## Recorded information
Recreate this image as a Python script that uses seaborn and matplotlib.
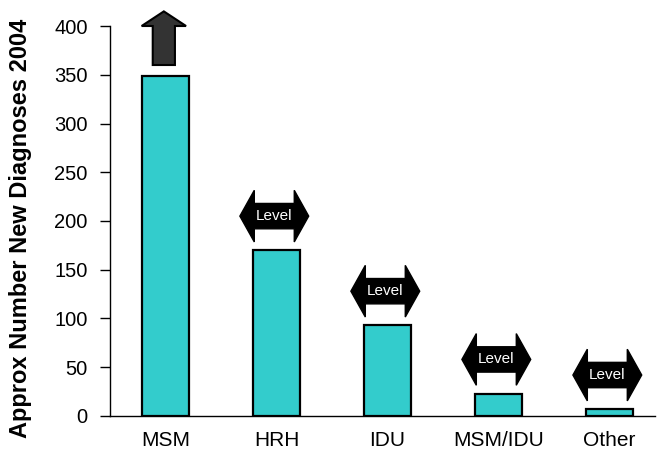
import matplotlib
matplotlib.use("Agg")
import matplotlib.pyplot as plt
from matplotlib.patches import Polygon
import seaborn as sns
import pandas as pd

# Data
categories = ["MSM", "HRH", "IDU", "MSM/IDU", "Other"]
diagnoses = [349, 170, 93, 23, 7]
trend = ["up", "level", "level", "level", "level"]

ytick_values = [0, 50, 100, 150, 200, 250, 300, 350, 400]

df = pd.DataFrame({"group": categories, "count": diagnoses})

sns.set_theme(style="white")
plt.rcParams["font.family"] = ["Liberation Sans", "DejaVu Sans"]
plt.rcParams["text.color"] = "black"
plt.rcParams["axes.labelcolor"] = "black"

fig = plt.figure(figsize=(6.61, 4.62), dpi=100)
ax = fig.add_axes([0.1664, 0.0996, 0.8246, 0.8441])

sns.barplot(data=df, x="group", y="count", color="#33CCCC", saturation=1,
            edgecolor="black", linewidth=1.6, width=0.42, ax=ax)

ax.set_xlim(-0.5, 4.41)
ax.set_ylim(0, 400)
ax.set_yticks(ytick_values)
ax.set_yticklabels([str(v) for v in ytick_values], fontsize=14.5)
ax.tick_params(axis="y", direction="out", length=7, width=1, pad=9,
               colors="black", left=True)
ax.tick_params(axis="x", length=0, pad=11, labelsize=15, colors="black")
ax.set_xlabel("")
ax.set_ylabel("Approx Number New Diagnoses 2004", fontsize=17,
              fontweight="bold", color="black")
ax.yaxis.set_label_coords(-0.143, 0.482)

for side in ("top", "right"):
    ax.spines[side].set_visible(False)
for side in ("left", "bottom"):
    ax.spines[side].set_color("black")
    ax.spines[side].set_linewidth(1.0)


def up_arrow(x, base):
    # shaft from base, head reaching 55 units above base
    sw, hw = 0.10, 0.20
    pts = [(x - sw, base), (x + sw, base), (x + sw, base + 40),
           (x + hw, base + 40), (x, base + 55), (x - hw, base + 40),
           (x - sw, base + 40)]
    ax.add_patch(Polygon(pts, closed=True, facecolor="#333333",
                         edgecolor="black", linewidth=1.5, clip_on=False,
                         zorder=5))


def level_arrow(x, yc):
    # double-headed horizontal arrow labelled "Level"
    half, body = 0.31, 0.18
    bh, hh = 13, 26.5
    pts = [(x - half, yc), (x - body, yc + hh), (x - body, yc + bh),
           (x + body, yc + bh), (x + body, yc + hh), (x + half, yc),
           (x + body, yc - hh), (x + body, yc - bh), (x - body, yc - bh),
           (x - body, yc - hh)]
    ax.add_patch(Polygon(pts, closed=True, facecolor="black",
                         edgecolor="black", linewidth=1, clip_on=False,
                         zorder=5))
    ax.text(x, yc, "Level", color="white", fontsize=11, ha="center",
            va="center", zorder=6)


for i, (val, kind) in enumerate(zip(diagnoses, trend)):
    if kind == "up":
        up_arrow(i - 0.015, val + 11)
    else:
        level_arrow(i - 0.02, val + 35)

fig.savefig("out.png", dpi=100)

## Brief
Skip the pictures and restate exactly the lines from the beginning of the listing to the line with "import pandas as pd", that line included.

## Answer to the task
Recreate this image as a Python script that uses seaborn and matplotlib.
import matplotlib
matplotlib.use("Agg")
import matplotlib.pyplot as plt
from matplotlib.patches import Polygon
import seaborn as sns
import pandas as pd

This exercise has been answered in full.